Gaudy Welsh china is a cottage ware; a product that was made for sale in Britain (1820 -1860).28 It was produced across a broad geographical area during a period of great change and innovation within the pottery industry. Gaudy Welsh is of varied quality and workmanship, hand painted in floral and abstract designs with vibrant colours.

The distinguishing features of manufacture, design and decoration are discussed in sections three and four of this article. Apart from these features what makes this ordinary household ware distinctive and remarkable? First, there are the distinct 'tangible' aspects of name, origins and enduring popularity in Wales and North America. Second, there are more 'intangible' aspects to Gaudy Welsh, related to its social and cultural context.

Named by Americans

The name 'Gaudy Welsh' is misleading in appearing to link the ware with the country in which it was made. In fact the name was introduced by Americans due to its popularity with Welsh people who migrated to North America as well as its bright decorative colours. As Moira Vincentelli points out, the word 'gaudy' as an adjective may be seen as having negative implications, suggesting something over bright, primitive or pleasing to popular taste.29

For many years this name was not familiar in Britain except amongst individuals
and families who had American connections. In Wales, 'Gaudy Welsh' was generally known as 'Swansea Cottage' and is still referred to by this name by an older generation.

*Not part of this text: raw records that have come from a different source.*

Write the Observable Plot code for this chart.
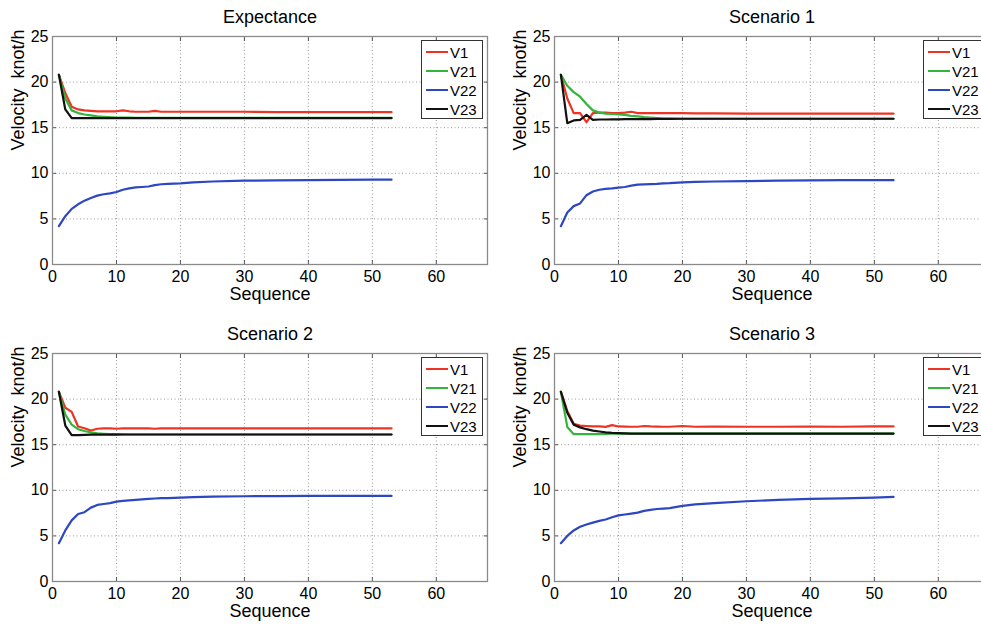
<!DOCTYPE html>
<html><head><meta charset="utf-8">
<script src="https://cdn.jsdelivr.net/npm/d3@7"></script>
<script src="https://cdn.jsdelivr.net/npm/@observablehq/plot@0.6"></script>
<style>
body{margin:0;background:#fff;overflow:hidden;}
#wrap{position:relative;width:981px;height:626px;overflow:hidden;background:#fff;font-family:"Liberation Sans",Arial,Helvetica,sans-serif;}
.panel{position:absolute;width:490px;height:310px;}
.panel svg{display:block;}
.legend{position:absolute;left:421px;top:40px;width:62px;height:79px;border:1.5px solid #333;background:#fff;box-sizing:border-box;}
.row{position:absolute;left:0;height:19px;width:100%;}
.row .sw{position:absolute;left:4px;top:8px;width:22px;height:2px;}
.row .lb{position:absolute;left:28px;top:0;line-height:19px;font-size:15px;color:#000;white-space:nowrap;}
</style>
</head><body>
<div id="wrap"></div>
<script>
const names = ["V1", "V21", "V22", "V23"];
const colors = ["#ee3322", "#33b43a", "#2d47c2", "#111111"];
const seq = [1,2,3,4,5,6,7,8,9,10,11,12,13,14,15,16,17,18,20,22,25,30,35,40,45,50,53];
const xTicks = [0,10,20,30,40,50,60];
const yTicks = [0,5,10,15,20,25];
const xGrid = [10,20,30,40,50,60];
const yGrid = [5,10,15,20];
const titles = ["Expectance", "Scenario 1", "Scenario 2", "Scenario 3"];
const xLabel = "Sequence";
const yLabel = "Velocity\u00a0 knot/h";

// Expectance
const expV1  = [20.8,18.8,17.3,17.0,16.9,16.85,16.8,16.8,16.8,16.8, 16.9,16.8,16.75,16.75,16.75,16.85,16.75,16.75, 16.75,16.75,16.75,16.75,16.7,16.7,16.7,16.7,16.7];
const expV21 = [20.8,18.2,16.9,16.6,16.45,16.35,16.25,16.2,16.15,16.12, 16.1,16.1,16.08,16.08,16.07,16.07,16.07,16.07, 16.07,16.07,16.07,16.07,16.07,16.07,16.07,16.07,16.07];
const expV22 = [4.2,5.3,6.1,6.6,7.0,7.3,7.55,7.7,7.8,7.95, 8.2,8.35,8.45,8.5,8.55,8.7,8.8,8.85, 8.9,9.0,9.1,9.2,9.22,9.25,9.28,9.3,9.3];
const expV23 = [20.8,17.0,16.05,16.05,16.05,16.05,16.05,16.05,16.05,16.05, 16.05,16.05,16.05,16.05,16.05,16.05,16.05,16.05, 16.05,16.05,16.05,16.05,16.05,16.05,16.05,16.05,16.05];

// Scenario 1
const s1V1  = [20.8,18.2,16.6,16.6,15.6,16.6,16.65,16.65,16.6,16.6, 16.65,16.75,16.6,16.6,16.6,16.6,16.6,16.6, 16.6,16.58,16.58,16.55,16.55,16.55,16.55,16.55,16.55];
const s1V21 = [20.8,19.6,18.9,18.4,17.6,16.9,16.65,16.55,16.5,16.45, 16.4,16.3,16.25,16.15,16.1,16.05,16.0,16.0, 15.98,15.98,15.98,15.98,15.98,15.98,15.98,15.98,15.98];
const s1V22 = [4.2,5.7,6.4,6.7,7.6,8.0,8.2,8.3,8.35,8.42, 8.5,8.65,8.75,8.78,8.82,8.85,8.9,8.92, 9.0,9.05,9.1,9.15,9.2,9.22,9.25,9.25,9.25];
const s1V23 = [20.8,15.5,15.8,15.85,16.4,15.85,15.9,15.9,15.92,15.92, 15.95,15.95,15.95,15.95,15.95,15.97,15.97,15.97, 15.98,15.98,15.98,15.98,15.98,15.98,15.98,15.98,15.98];

// Scenario 2
const s2V1  = [20.8,19.05,18.6,17.0,16.8,16.55,16.75,16.8,16.8,16.75, 16.8,16.8,16.8,16.8,16.8,16.75,16.8,16.8, 16.8,16.8,16.8,16.8,16.8,16.8,16.8,16.8,16.8];
const s2V21 = [20.8,18.3,17.2,16.7,16.5,16.35,16.25,16.2,16.15,16.15, 16.13,16.12,16.12,16.12,16.12,16.12,16.12,16.12, 16.12,16.12,16.12,16.12,16.12,16.12,16.12,16.12,16.12];
const s2V22 = [4.2,5.6,6.7,7.4,7.6,8.1,8.4,8.5,8.6,8.75, 8.85,8.9,8.95,9.0,9.05,9.1,9.15,9.15, 9.2,9.25,9.3,9.35,9.37,9.38,9.38,9.38,9.38];
const s2V23 = [20.8,17.1,16.05,16.05,16.08,16.1,16.1,16.1,16.1,16.1, 16.12,16.12,16.12,16.12,16.12,16.12,16.12,16.12, 16.12,16.12,16.12,16.12,16.12,16.12,16.12,16.12,16.12];

// Scenario 3
const s3V1  = [20.8,18.7,17.3,17.1,17.05,17.0,17.0,16.95,17.15,17.0, 16.98,16.97,16.97,17.05,17.0,16.98,16.97,16.97, 17.05,16.97,16.98,16.97,16.97,16.98,16.97,17.0,17.0];
const s3V21 = [20.8,16.95,16.15,16.15,16.15,16.15,16.17,16.18,16.2,16.2, 16.22,16.22,16.22,16.22,16.22,16.22,16.22,16.22, 16.22,16.22,16.22,16.22,16.22,16.22,16.22,16.22,16.22];
const s3V22 = [4.2,5.0,5.6,6.0,6.25,6.45,6.65,6.8,7.05,7.25, 7.35,7.45,7.55,7.75,7.85,7.95,8.0,8.05, 8.3,8.45,8.6,8.8,8.95,9.05,9.12,9.2,9.27];
const s3V23 = [20.8,18.5,17.2,16.9,16.7,16.55,16.45,16.35,16.3,16.27, 16.25,16.22,16.22,16.22,16.22,16.22,16.22,16.22, 16.22,16.22,16.22,16.22,16.22,16.22,16.22,16.22,16.22];

const panels = [
  {title: titles[0], series: [expV1, expV21, expV22, expV23], left: 0,   top: 0},
  {title: titles[1], series: [s1V1, s1V21, s1V22, s1V23],     left: 502, top: 0},
  {title: titles[2], series: [s2V1, s2V21, s2V22, s2V23],     left: 0,   top: 317},
  {title: titles[3], series: [s3V1, s3V21, s3V22, s3V23],     left: 502, top: 317}
];

const FONT = '"Liberation Sans", Arial, Helvetica, sans-serif';
const wrap = document.getElementById("wrap");

panels.forEach(p => {
  const data = [];
  names.forEach((n, i) => p.series[i].forEach((v, j) => data.push({x: seq[j], y: v, s: n})));
  const gridStyle = {stroke: "#9a9a9a", strokeOpacity: 1, strokeWidth: 1, strokeDasharray: "1,2.5"};
  const tickStyle = {tickSize: -4, fill: "none", label: null, stroke: "#555"};
  const svg = Plot.plot({
    width: 490, height: 310,
    marginLeft: 52, marginRight: 3, marginTop: 36, marginBottom: 46,
    style: {fontFamily: FONT, fontSize: "16px", color: "#000", background: "transparent", overflow: "visible"},
    x: {domain: [0, 68]},
    y: {domain: [0, 25]},
    color: {domain: names, range: colors},
    marks: [
      Plot.gridX(xGrid, gridStyle),
      Plot.gridY(yGrid, gridStyle),
      Plot.axisX(xTicks, {anchor: "bottom", ...tickStyle}),
      Plot.axisX(xTicks, {anchor: "top", ...tickStyle}),
      Plot.axisY(yTicks, {anchor: "left", ...tickStyle}),
      Plot.axisY(yTicks, {anchor: "right", ...tickStyle}),
      Plot.frame({stroke: "#8a8a8a", strokeWidth: 1.3}),
      Plot.axisX(xTicks, {anchor: "bottom", tickSize: 0, tickPadding: 6, fontSize: 16, label: null}),
      Plot.axisY(yTicks, {anchor: "left", tickSize: 0, tickPadding: 4, fontSize: 16, label: null}),
      Plot.line(data, {x: "x", y: "y", z: "s", stroke: "s", strokeWidth: 2.2, strokeLinejoin: "round"}),
      Plot.text([p.title], {text: d => d, frameAnchor: "top", dy: -19, fontSize: 18, lineAnchor: "middle"}),
      Plot.text([xLabel], {text: d => d, frameAnchor: "bottom", dy: 30, fontSize: 18, lineAnchor: "middle"}),
      Plot.text([yLabel], {text: d => d, frameAnchor: "left", dx: -34, rotate: -90, fontSize: 18, lineAnchor: "middle"})
    ]
  });
  const div = document.createElement("div");
  div.className = "panel";
  div.style.left = p.left + "px";
  div.style.top = p.top + "px";
  div.appendChild(svg);
  const leg = document.createElement("div");
  leg.className = "legend";
  names.forEach((n, i) => {
    const row = document.createElement("div");
    row.className = "row";
    row.style.top = (1.5 + i * 19) + "px";
    const sw = document.createElement("div");
    sw.className = "sw";
    sw.style.background = colors[i];
    const lb = document.createElement("div");
    lb.className = "lb";
    lb.textContent = n;
    row.appendChild(sw);
    row.appendChild(lb);
    leg.appendChild(row);
  });
  div.appendChild(leg);
  wrap.appendChild(div);
});
</script>
</body></html>
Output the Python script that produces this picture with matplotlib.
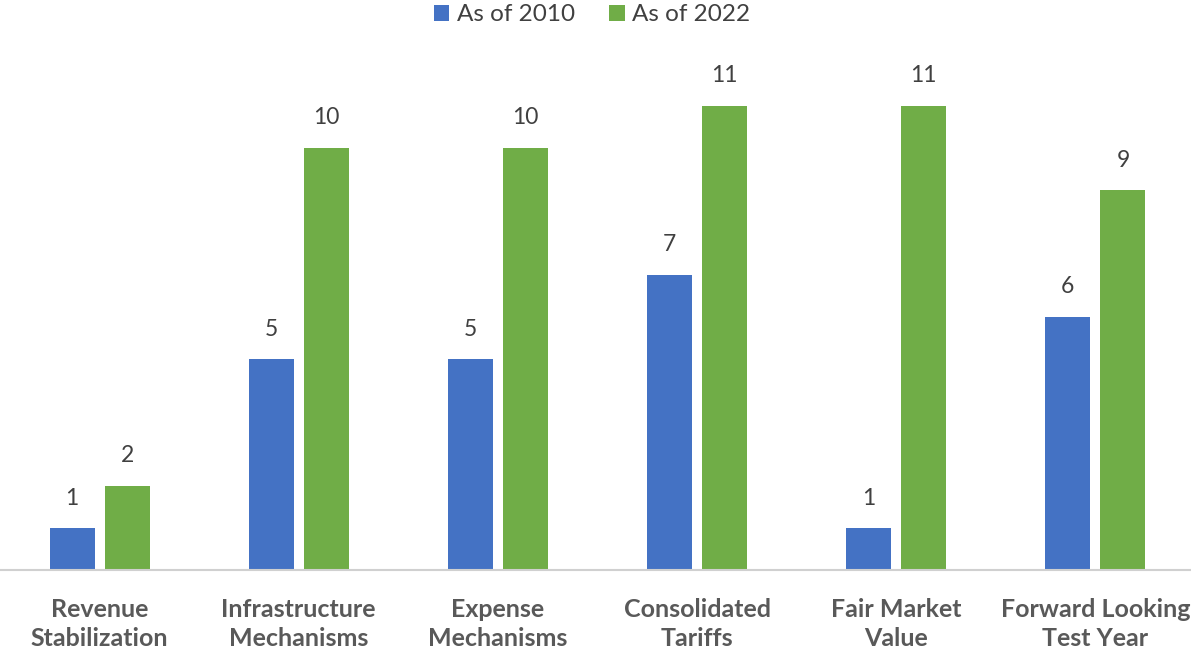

It is closely related to Gaudy Dutch, and John Shuman's The Collector's Encyclopedia of Gaudy Dutch and Welsh is based on the two wares sharing a loosely knit connection. Shuman writes that both Gaudy wares were manufactured in Britain, exported to America for a poor class of people, use similar colours and in some cases exhibit many complementary motifs.30


According to Howard Williams, Gaudy Welsh was among the 'first people's pottery', colourful, free flowing and unpretentious.31 It was manufactured cheaply and sold to working class people, usually at fairs, markets and from door-to-door. From research undertaken by Williams, we know that two communities, the Welsh and the 'Welsh in exile', found Gaudy Welsh china very appealing. Thus the ware is linked to these people's ways of critical selection and how they viewed themselves.


Gaudy Welsh in Wales

In the nineteenth century Wales was a mixture of small family farms and expanding industrial areas based on the export trades of coal, slate, iron and steel. It was predominantly a working class culture with little disposable income and with women working mostly in the home. Gaudy Welsh china was inexpensive and within the reach of ordinary people.

As Vincentelli describes, the market for ceramics in Wales was complemented by a fine woodworking tradition and dressers and cupboards made by local carpenters were designed to be both useful and decorative.32 Right up to the present time, Gaudy Welsh jugs, plates and tea services have occupied pride of place on Welsh dressers. There is a particular association with tea services in the 'Tulip' pattern. The ware has retained its popularity in Wales and this continuing visibility provides its present Welsh connection.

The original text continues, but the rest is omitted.